China's Environmental agency on Monday urged localities to speed up building pollution treatment projects along the country's most heavily-polluted rivers and lakes, saying that the construction pace was far behind what had been planned.

In a circular, the State Environmental Protection Administration (SEPA) said that quite a number of such projects along the Huaihe, Haihe and Liaohe rivers and around the Taihu, Chaohu and Dianchi lakes, which should have been completed by the end of the year, had not even started.

"If current pace continues, only 76 percent, 55 percent and 52 percent of the planned projects along the Huaihe, Haihe and Liaohe rivers could have been finished, respectively, by the end of the year," noted the circular.

And only 87 percent, 59 percent and 52 percent of the projects around the Taihu, Chaohu and Dianchi lakes were expected to complete by the year's end, according to the circular.

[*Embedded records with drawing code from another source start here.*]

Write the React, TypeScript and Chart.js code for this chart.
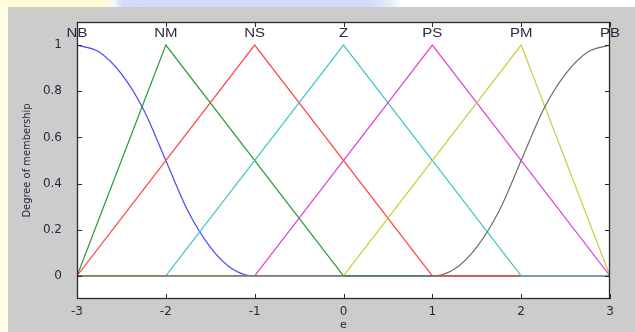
import React, { useEffect, useRef } from 'react';
import { Chart, registerables } from 'chart.js';

Chart.register(...registerables);

// ---- data ----
const mfNames = ['NB', 'NM', 'NS', 'Z', 'PS', 'PM', 'PB'];
const mfPeaks = [-3, -2, -1, 0, 1, 2, 3];
const mfColors = ['#4848ff', '#30993a', '#ff4444', '#40c8c8', '#dc44dc', '#cccc40', '#6e6e6e'];

const nbX = [-3, -2.75, -2.5, -2.25, -2, -1.75, -1.5, -1.25, -1, 3];
const nbY = [1, 0.97, 0.875, 0.72, 0.5, 0.28, 0.125, 0.03, 0, 0];
const nmX = [-3, -2, 0, 3];
const nmY = [0, 1, 0, 0];
const nsX = [-3, -1, 1, 3];
const nsY = [0, 1, 0, 0];
const zX = [-3, -2, 0, 2, 3];
const zY = [0, 0, 1, 0, 0];
const psX = [-3, -1, 1, 3];
const psY = [0, 0, 1, 0];
const pmX = [-3, 0, 2, 3];
const pmY = [0, 0, 1, 0];
const pbX = [-3, 1, 1.25, 1.5, 1.75, 2, 2.25, 2.5, 2.75, 3];
const pbY = [0, 0, 0.03, 0.125, 0.28, 0.5, 0.72, 0.875, 0.97, 1];

const seriesX = [nbX, nmX, nsX, zX, psX, pmX, pbX];
const seriesY = [nbY, nmY, nsY, zY, psY, pmY, pbY];
const curved = [true, false, false, false, false, false, true];

const xTicks = [-3, -2, -1, 0, 1, 2, 3];
const xTickLabels = ['-3', '-2', '-1', '0', '1', '2', '3'];
const yTicks = [0, 0.2, 0.4, 0.6, 0.8, 1];
const yTickLabels = ['0', '0.2', '0.4', '0.6', '0.8', '1'];
const xTitle = 'e';
const yTitle = 'Degree of membership';
const labelLevel = 1.05;

const textColor = '#2c2642';
const frameColor = '#2a2a2a';

const decorPlugin = {
  id: 'decor',
  beforeDraw(chart: any) {
    const { ctx, chartArea } = chart;
    ctx.save();
    ctx.fillStyle = '#cccccc';
    ctx.fillRect(0, 0, chart.width, chart.height);
    ctx.fillStyle = '#ffffff';
    ctx.fillRect(chartArea.left, chartArea.top, chartArea.right - chartArea.left, chartArea.bottom - chartArea.top);
    ctx.restore();
  },
  afterDraw(chart: any) {
    const { ctx, chartArea } = chart;
    const xs = chart.scales.x;
    const ys = chart.scales.y;
    const { left, right, top, bottom } = chartArea;
    ctx.save();
    ctx.strokeStyle = frameColor;
    ctx.lineWidth = 1;
    const tl = 5;
    ctx.beginPath();
    xTicks.forEach((v) => {
      const px = Math.round(xs.getPixelForValue(v)) + 0.5;
      ctx.moveTo(px, bottom);
      ctx.lineTo(px, bottom - tl);
      ctx.moveTo(px, top);
      ctx.lineTo(px, top + tl);
    });
    yTicks.forEach((v) => {
      const py = Math.round(ys.getPixelForValue(v)) + 0.5;
      ctx.moveTo(left, py);
      ctx.lineTo(left + tl, py);
      ctx.moveTo(right, py);
      ctx.lineTo(right - tl, py);
    });
    ctx.stroke();
    ctx.lineWidth = 1.3;
    ctx.strokeRect(Math.round(left) + 0.5, Math.round(top) + 0.5, Math.round(right - left) - 1, Math.round(bottom - top) - 1);

    ctx.fillStyle = textColor;
    ctx.font = '12px "Liberation Sans", Arial, sans-serif';
    ctx.textAlign = 'center';
    ctx.textBaseline = 'middle';
    mfNames.forEach((name, i) => {
      const px = xs.getPixelForValue(mfPeaks[i]);
      const py = ys.getPixelForValue(labelLevel);
      ctx.save();
      ctx.translate(px, py);
      ctx.scale(1.25, 1);
      ctx.fillText(name, 0, 0);
      ctx.restore();
    });
    ctx.restore();
  },
};

export default function App() {
  const ref = useRef<HTMLCanvasElement | null>(null);

  useEffect(() => {
    if (!ref.current) return;
    const datasets = mfNames.map((name, i) => ({
      label: name,
      data: seriesX[i].map((x, j) => ({ x, y: seriesY[i][j] })),
      borderColor: mfColors[i],
      backgroundColor: mfColors[i],
      borderWidth: 1.2,
      pointRadius: 0,
      fill: false,
      tension: 0,
      cubicInterpolationMode: curved[i] ? ('monotone' as const) : ('default' as const),
      order: mfNames.length - 1 - i,
    }));

    const chart = new Chart(ref.current, {
      type: 'line',
      data: { datasets },
      plugins: [decorPlugin],
      options: {
        animation: false,
        responsive: false,
        devicePixelRatio: 1,
        layout: { padding: { top: 15, right: 25, left: 0, bottom: 0 } },
        plugins: { legend: { display: false }, tooltip: { enabled: false } },
        scales: {
          x: {
            type: 'linear',
            min: -3,
            max: 3,
            afterBuildTicks: (s: any) => {
              s.ticks = xTicks.map((v) => ({ value: v }));
            },
            afterFit: (s: any) => {
              s.height = 33;
            },
            grid: { display: false },
            border: { display: false },
            ticks: {
              autoSkip: false,
              maxRotation: 0,
              padding: -2,
              color: textColor,
              font: { family: '"DejaVu Sans"', size: 12 },
              callback: (v: any) => {
                const k = xTicks.indexOf(Number(v));
                return k >= 0 ? xTickLabels[k] : '';
              },
            },
            title: {
              display: true,
              text: xTitle,
              color: textColor,
              font: { family: '"DejaVu Sans"', size: 11 },
              padding: { top: 0, bottom: 0 },
            },
          },
          y: {
            type: 'linear',
            min: -0.1,
            max: 1.1,
            afterBuildTicks: (s: any) => {
              s.ticks = yTicks.map((v) => ({ value: v }));
            },
            afterFit: (s: any) => {
              s.width = 69;
            },
            grid: { display: false },
            border: { display: false },
            ticks: {
              autoSkip: false,
              padding: 7,
              color: textColor,
              font: { family: '"DejaVu Sans"', size: 12 },
              callback: (v: any) => {
                const k = yTicks.indexOf(Number(v));
                return k >= 0 ? yTickLabels[k] : '';
              },
            },
            title: {
              display: true,
              text: yTitle,
              color: textColor,
              font: { family: '"DejaVu Sans Condensed", "Liberation Sans Narrow", "Liberation Sans", sans-serif', size: 11 },
              padding: { top: 13, bottom: 0 },
            },
          },
        },
      },
    });
    return () => chart.destroy();
  }, []);

  return (
    <div style={{ position: 'fixed', left: 0, top: 0, width: 635, height: 332, overflow: 'hidden', background: '#ffffff' }}>
      <div
        style={{
          position: 'absolute', left: 0, top: 0, width: 635, height: 7,
          background: 'linear-gradient(to right, #fffbd6 0px, #fffbd6 106px, #f6f6fa 114px, #d4dcf8 122px, #d2dbf8 370px, #e4ecfc 390px, #ffffff 402px, #ffffff 635px)',
        }}
      />
      <div style={{ position: 'absolute', left: 0, top: 7, width: 8, height: 325, background: '#fffde4' }} />
      <div style={{ position: 'absolute', left: 8, top: 7, width: 627, height: 325 }}>
        <canvas ref={ref} width={627} height={325} style={{ display: 'block', width: 627, height: 325 }} />
      </div>
    </div>
  );
}
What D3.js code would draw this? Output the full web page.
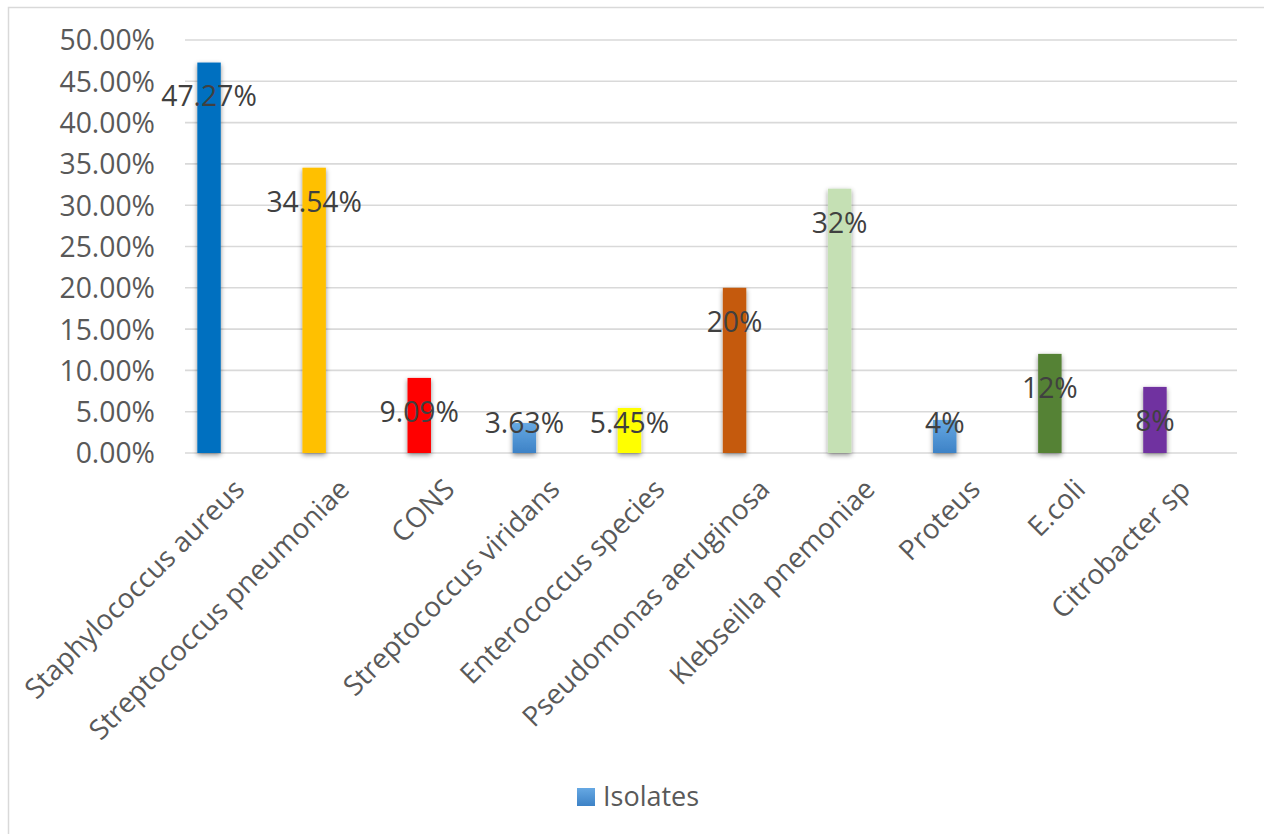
<!DOCTYPE html>
<html>
<head>
<meta charset="utf-8">
<script src="https://cdn.jsdelivr.net/npm/d3@7"></script>
<style>
  html, body { margin: 0; padding: 0; background: #fff; }
  svg { display: block; font-family: "Open Sans", "Noto Sans", sans-serif; }
</style>
</head>
<body>
<svg id="chart" width="1264" height="834"></svg>
<script>
// ---- data ----
const categories = ["Staphylococcus aureus", "Streptococcus pneumoniae", "CONS", "Streptococcus viridans",
  "Enterococcus species", "Pseudomonas aeruginosa", "Klebseilla pnemoniae", "Proteus", "E.coli", "Citrobacter sp"];
const values = [47.27, 34.54, 9.09, 3.63, 5.45, 20, 32, 4, 12, 8];
const valueLabels = ["47.27%", "34.54%", "9.09%", "3.63%", "5.45%", "20%", "32%", "4%", "12%", "8%"];
const yTicks = [0, 5, 10, 15, 20, 25, 30, 35, 40, 45, 50];
const seriesName = "Isolates";

// ---- styles ----
const barFills = ["#0070C0", "#FFC000", "#FF0000", "url(#gradBlue)", "#FFFF00", "#C55A11", "#C5E0B4", "url(#gradBlue)", "#548235", "#7030A0"];

const svg = d3.select("#chart");
const defs = svg.append("defs");
const grad = defs.append("linearGradient").attr("id", "gradBlue").attr("x1", 0).attr("y1", 0).attr("x2", 0).attr("y2", 1);
grad.append("stop").attr("offset", "0%").attr("stop-color", "#66a8e3");
grad.append("stop").attr("offset", "100%").attr("stop-color", "#3d82c6");
const flt = defs.append("filter").attr("id", "shadow").attr("x", "-50%").attr("y", "-20%").attr("width", "200%").attr("height", "140%");
flt.append("feDropShadow").attr("dx", 0).attr("dy", 2).attr("stdDeviation", 2.5).attr("flood-color", "#000").attr("flood-opacity", 0.45);

// outer border
svg.append("rect").attr("x", 8.5).attr("y", 7.5).attr("width", 1300).attr("height", 900)
  .attr("fill", "none").attr("stroke", "#d9d9d9").attr("stroke-width", 1.5);

const y = d3.scaleLinear().domain([0, 50]).range([453, 40]);
const x = d3.scaleBand().domain(categories).range([156.5, 1207.5]).paddingInner(0.777).paddingOuter(0.3885);

// gridlines
const gridX0 = 185, gridX1 = 1237;
svg.append("g").selectAll("line").data(yTicks).join("line")
  .attr("x1", gridX0).attr("x2", gridX1)
  .attr("y1", d => y(d)).attr("y2", d => y(d))
  .attr("stroke", "#d9d9d9").attr("stroke-width", 1.6);

// y axis labels
const yAxis = d3.axisLeft(y).tickValues(yTicks).tickFormat(d => d3.format(".2f")(d) + "%").tickSize(0).tickPadding(0);
const gy = svg.append("g").attr("transform", "translate(155,0)").call(yAxis);
gy.select(".domain").remove();
gy.selectAll("text").attr("fill", "#595959").attr("font-size", "28.3px")
  .attr("font-family", "'Open Sans', sans-serif").attr("dy", "0.35em");

// bars
svg.append("g").selectAll("rect").data(values).join("rect")
  .attr("x", (d, i) => x(categories[i]))
  .attr("width", x.bandwidth())
  .attr("y", d => y(d))
  .attr("height", d => y(0) - y(d))
  .attr("fill", (d, i) => barFills[i])
  .attr("filter", "url(#shadow)");

// value labels
svg.append("g").selectAll("text").data(values).join("text")
  .attr("x", (d, i) => x(categories[i]) + x.bandwidth() / 2)
  .attr("y", d => Math.min(y(d) + 34, 423))
  .attr("dy", "0.35em")
  .attr("text-anchor", "middle")
  .attr("fill", "#404040")
  .attr("font-size", "28.3px")
  .text((d, i) => valueLabels[i]);

// category labels
const xAxis = d3.axisBottom(x).tickSize(0).tickPadding(0);
const gx = svg.append("g").attr("transform", "translate(0,453)").call(xAxis);
gx.select(".domain").remove();
gx.selectAll("text")
  .attr("fill", "#595959").attr("font-size", "27.8px").attr("font-family", "'Open Sans', sans-serif")
  .attr("text-anchor", "end")
  .attr("transform", "translate(37,38) rotate(-45)")
  .attr("y", 0).attr("dy", 0);

// legend
const lg = svg.append("g");
lg.append("rect").attr("x", 577).attr("y", 788).attr("width", 18).attr("height", 18).attr("fill", "url(#gradBlue)");
lg.append("text").attr("x", 603).attr("y", 797).attr("dy", "0.35em").attr("fill", "#595959")
  .attr("font-size", "27px").text(seriesName);
</script>
</body>
</html>
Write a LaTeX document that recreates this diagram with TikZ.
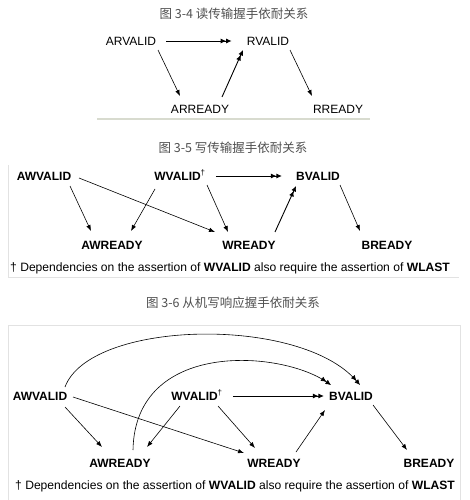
\documentclass[tikz,border=0pt]{standalone}
\usepackage{fontspec}
\setmainfont{Liberation Sans}
\newfontfamily\cjk{Noto Sans CJK SC}
\usetikzlibrary{arrows.meta}
\definecolor{titlegray}{HTML}{505050}
\definecolor{framegray}{HTML}{E2E2E2}
\definecolor{rulegreen}{HTML}{D8DBCF}
\begin{document}
\begin{tikzpicture}[x=1pt,y=-1pt,
  lbl/.style={inner sep=0pt,text height=8.6pt,text depth=0pt,font=\fontsize{12}{14}\selectfont},
  blbl/.style={lbl,font=\fontsize{12}{14}\selectfont\bfseries},
  ttl/.style={inner sep=0pt,text=titlegray,font=\cjk\fontsize{12.5}{14}\selectfont},
  note/.style={inner sep=0pt,anchor=base west,font=\fontsize{12.1}{14}\selectfont},
  arr/.style={line width=0.6pt,-{Latex[length=6pt,width=4.5pt]}},
  darr/.style={line width=0.9pt,-{Latex[length=5.5pt,width=5pt,sep=0pt]Latex[length=5.5pt,width=5pt]}},
  frame/.style={draw=framegray,line width=0.8pt}]
\useasboundingbox (0,0) rectangle (469,500);
\fill[white] (0,0) rectangle (469,500);

% ---------- Figure 3-4 ----------
\node[ttl] (t1) at (234,14) {图 3-4 读传输握手依耐关系};
\node[lbl] (arv) at (131,41) {ARVALID};
\node[lbl] (rv)  at (268,41) {RVALID};
\node[lbl] (arr) at (200,109) {ARREADY};
\node[lbl] (rr)  at (338,109) {RREADY};
\draw[darr,shorten <=10pt,shorten >=15pt] (arv.east) -- (rv.west);
\draw[arr] ([shift={(27,9)}]arv.center) -- ([shift={(-20,-13)}]arr.center);
\draw[darr] ([shift={(22,-12)}]arr.center) -- ([shift={(-25,9)}]rv.center);
\draw[arr] ([shift={(22,9)}]rv.center) -- ([shift={(-26,-13)}]rr.center);
\coordinate (r1a) at (97,119);
\coordinate (r1b) at (370,119);
\draw[rulegreen,line width=1.2pt] (r1a) -- (r1b);

% ---------- Figure 3-5 ----------
\node[ttl] (t2) at (233,148) {图 3-5 写传输握手依耐关系};
\coordinate (f2a) at (8,165);
\coordinate (f2b) at (8,277);
\coordinate (f2c) at (459,277);
\draw[frame] (f2a) -- (f2b) -- (f2c);
\node[blbl] (awv2) at (44,176) {AWVALID};
\node[blbl] (wv2)  at (180,176) {WVALID\textsuperscript{\mdseries\dag}};
\node[blbl] (bv2)  at (318,176) {BVALID};
\node[blbl] (awr2) at (112,245) {AWREADY};
\node[blbl] (wr2)  at (249,245) {WREADY};
\node[blbl] (br2)  at (387,245) {BREADY};
\draw[arr] ([shift={(26,10)}]awv2.center) -- ([shift={(-21,-14)}]awr2.center);
\draw[arr] ([shift={(-25,13)}]wv2.center) -- ([shift={(19,-14)}]awr2.center);
\draw[arr] ([shift={(35,2)}]awv2.center) -- ([shift={(-34,-13)}]wr2.center);
\draw[arr] ([shift={(27,9)}]wv2.center) -- ([shift={(-21,-13)}]wr2.center);
\draw[darr,shorten <=10pt,shorten >=14pt] (wv2.east) -- (bv2.west);
\draw[darr] ([shift={(26,-13)}]wr2.center) -- ([shift={(-22,10)}]bv2.center);
\draw[arr] ([shift={(22,9)}]bv2.center) -- ([shift={(-27,-14)}]br2.center);
\node[note] (n2) at (10,271.3) {\dag\ Dependencies on the assertion of \textbf{WVALID} also require the assertion of \textbf{WLAST}};

% ---------- Figure 3-6 ----------
\node[ttl] (t3) at (233,303) {图 3-6 从机写响应握手依耐关系};
\coordinate (f3a) at (8,502);
\coordinate (f3b) at (8,325);
\coordinate (f3c) at (460,325);
\coordinate (f3d) at (460,502);
\draw[frame] (f3a) -- (f3b) -- (f3c) -- (f3d);
\node[blbl] (awv3) at (40,396) {AWVALID};
\node[blbl] (wv3)  at (197,396) {WVALID\textsuperscript{\mdseries\dag}};
\node[blbl] (bv3)  at (351,396) {BVALID};
\node[blbl] (awr3) at (120,463) {AWREADY};
\node[blbl] (wr3)  at (274,463) {WREADY};
\node[blbl] (br3)  at (429,463) {BREADY};
\draw[arr] ([shift={(25,11)}]awv3.center) -- ([shift={(-18,-16)}]awr3.center);
\draw[arr] ([shift={(-17,10)}]wv3.center) -- ([shift={(27,-16)}]awr3.center);
\draw[arr] ([shift={(33,1)}]awv3.center) -- ([shift={(-30,-10)}]wr3.center);
\draw[arr] ([shift={(21,10)}]wv3.center) -- ([shift={(-19,-15)}]wr3.center);
\draw[darr,shorten <=10pt,shorten >=5pt] (wv3.east) -- (bv3.west);
\draw[arr] ([shift={(22,-11)}]wr3.center) -- ([shift={(-26,14)}]bv3.center);
\draw[arr] ([shift={(22,9)}]bv3.center) -- ([shift={(-22,-13)}]br3.center);
\draw[darr,line width=0.6pt] ([shift={(25,-9)}]awv3.center) .. controls (90,320) and (300,315) .. ([shift={(9,-11)}]bv3.center);
\draw[darr,line width=0.6pt] ([shift={(13,-13)}]awr3.center) .. controls (135,340) and (280,350) .. ([shift={(-20,-11)}]bv3.center);
\node[note] (n3) at (15,489.3) {\dag\ Dependencies on the assertion of \textbf{WVALID} also require the assertion of \textbf{WLAST}};
\end{tikzpicture}
\end{document}
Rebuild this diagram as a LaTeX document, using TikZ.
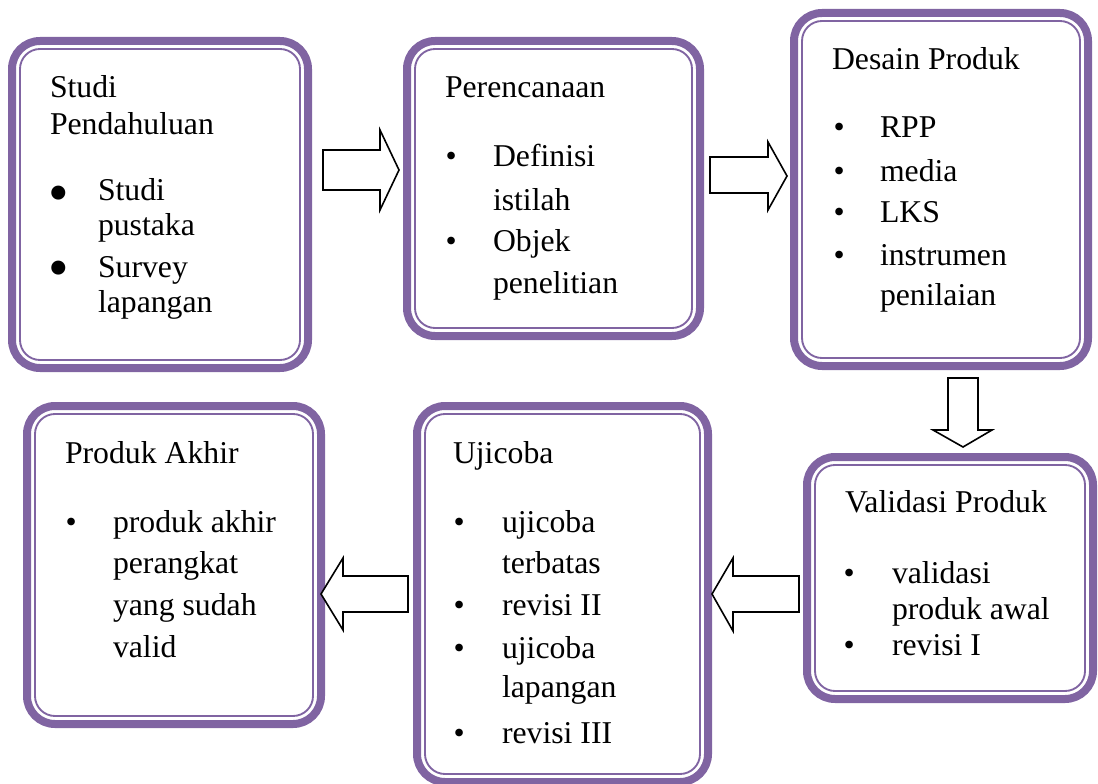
\documentclass[tikz,border=0pt]{standalone}
\usepackage{fontspec}
\setmainfont{Liberation Serif}
\definecolor{purp}{HTML}{8064A2}
\tikzset{
  obox/.style={draw=purp, line width=6pt, rounded corners=21pt, inner sep=0pt, outer sep=0pt},
  ibox/.style={draw=purp, line width=1.4pt, rounded corners=15pt, inner sep=0pt, outer sep=0pt},
  txt/.style={anchor=base west, inner sep=0pt, outer sep=0pt, font=\fontsize{23.8}{28}\selectfont},
  bul/.style={anchor=base west, inner sep=0pt, outer sep=0pt, font=\fontsize{23.8}{28}\selectfont},
  bigbul/.style={anchor=base west, inner sep=0pt, outer sep=0pt, font=\fontsize{44}{46}\selectfont},
  blockarrow/.style={draw=black, fill=white, line width=1.2pt, line join=miter}
}
\newcommand\pbox[5]{%
  \node[obox, minimum width={(#4-#2-8)*0.75pt}, minimum height={(#5-#3-8)*0.75pt}] (#1) at ({(#2+#4)/2},{(#3+#5)/2}) {};
  \node[ibox, minimum width={(#4-#2-24)*0.75pt}, minimum height={(#5-#3-24)*0.75pt}] (#1in) at (#1.center) {};
}
\begin{document}
\begin{tikzpicture}[x=0.75pt,y=-0.75pt]
\useasboundingbox (0,0) rectangle (1098,784);

% boxes
\pbox{studi}{8}{37}{312}{372}
\pbox{renc}{403}{37}{704}{340}
\pbox{desain}{790}{9}{1092}{370}
\pbox{valid}{803}{453}{1097}{703}
\pbox{uji}{413}{402}{712}{786}
\pbox{akhir}{23}{402}{325}{728}

% texts: Studi Pendahuluan
\foreach \x/\y/\t [count=\i] in {50/98/Studi, 50/135/Pendahuluan, 98/200/Studi, 98/235/pustaka, 98/277/Survey, 98/312/lapangan}
  \node[txt] (sp\i) at (\x,\y) {\t};
\foreach \y [count=\i] in {213,287}
  \node[bigbul] (spb\i) at (48,\y) {•};

% Perencanaan
\foreach \x/\y/\t [count=\i] in {445/98/Perencanaan, 493/167/Definisi, 493/210/istilah, 493/252/Objek, 493/293/penelitian}
  \node[txt] (pr\i) at (\x,\y) {\t};
\foreach \y [count=\i] in {167,252}
  \node[bul] (prb\i) at (445.5,\y) {•};

% Desain Produk
\foreach \x/\y/\t [count=\i] in {832/70/Desain Produk, 880/138/RPP, 880/182/media, 880/223/LKS, 880/265/instrumen, 880/305/penilaian}
  \node[txt] (dp\i) at (\x,\y) {\t};
\foreach \y [count=\i] in {138,182,223,265}
  \node[bul] (dpb\i) at (833.5,\y) {•};

% Validasi Produk
\foreach \x/\y/\t [count=\i] in {845/512/Validasi Produk, 892/583/validasi, 892/619/produk awal, 892/655/revisi I}
  \node[txt] (vp\i) at (\x,\y) {\t};
\foreach \y [count=\i] in {583,655}
  \node[bul] (vpb\i) at (843.5,\y) {•};

% Ujicoba
\foreach \x/\y/\t [count=\i] in {453/463/Ujicoba, 502/532/ujicoba, 502/573/terbatas, 502/615/revisi II, 502/658/ujicoba, 502/697/lapangan, 502/743/revisi III}
  \node[txt] (uj\i) at (\x,\y) {\t};
\foreach \y [count=\i] in {532,615,658,743}
  \node[bul] (ujb\i) at (453.5,\y) {•};

% Produk Akhir
\foreach \x/\y/\t [count=\i] in {65/463/Produk Akhir, 113/532/produk akhir, 113/573/perangkat, 113/615/yang sudah, 113/657/valid}
  \node[txt] (pa\i) at (\x,\y) {\t};
\node[bul] (pab1) at (65.5,532) {•};

% block arrows
\draw[blockarrow] (323,150) -- (380,150) -- (380,130) -- (399,170) -- (380,210) -- (380,190) -- (323,190) -- cycle;
\draw[blockarrow] (710,157) -- (768,157) -- (768,142) -- (787,176) -- (768,210) -- (768,193) -- (710,193) -- cycle;
\draw[blockarrow] (948,378) -- (978,378) -- (978,430) -- (992,430) -- (963,447) -- (933,430) -- (948,430) -- cycle;
\draw[blockarrow] (799,576) -- (733,576) -- (733,558) -- (712,594) -- (733,631) -- (733,612) -- (799,612) -- cycle;
\draw[blockarrow] (408,576) -- (343,576) -- (343,558) -- (321,594) -- (343,630) -- (343,612) -- (408,612) -- cycle;
\end{tikzpicture}
\end{document}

All the projects were required by the country's Tenth Five Year Plan (2001-2005) to tackle pollution problems along the above-mentioned rivers and lakes, which rank top among the country's pollution list.

Moreover, the situation was no better along China's ambitious project of diverting water from the south to the north and around the Three Gorges Dam area, said SEPA.

By the end of April this year, 40 out of the 257 pollution treatment facilities planned for the water diversion project had not broken ground, and only 69 percent of the anti-pollution projects around the Three Gorges Dam area could have been finished by the end of the year, according to the circular.

SEPA urged localities to kick off the construction of all the remaining projects by the end of 2005, otherwise, their names would be made public by the media, it warned.

China has put high on its agenda the issue of tackling water pollution which has not only hindered its economic development but also possibly caused social unrest in some areas.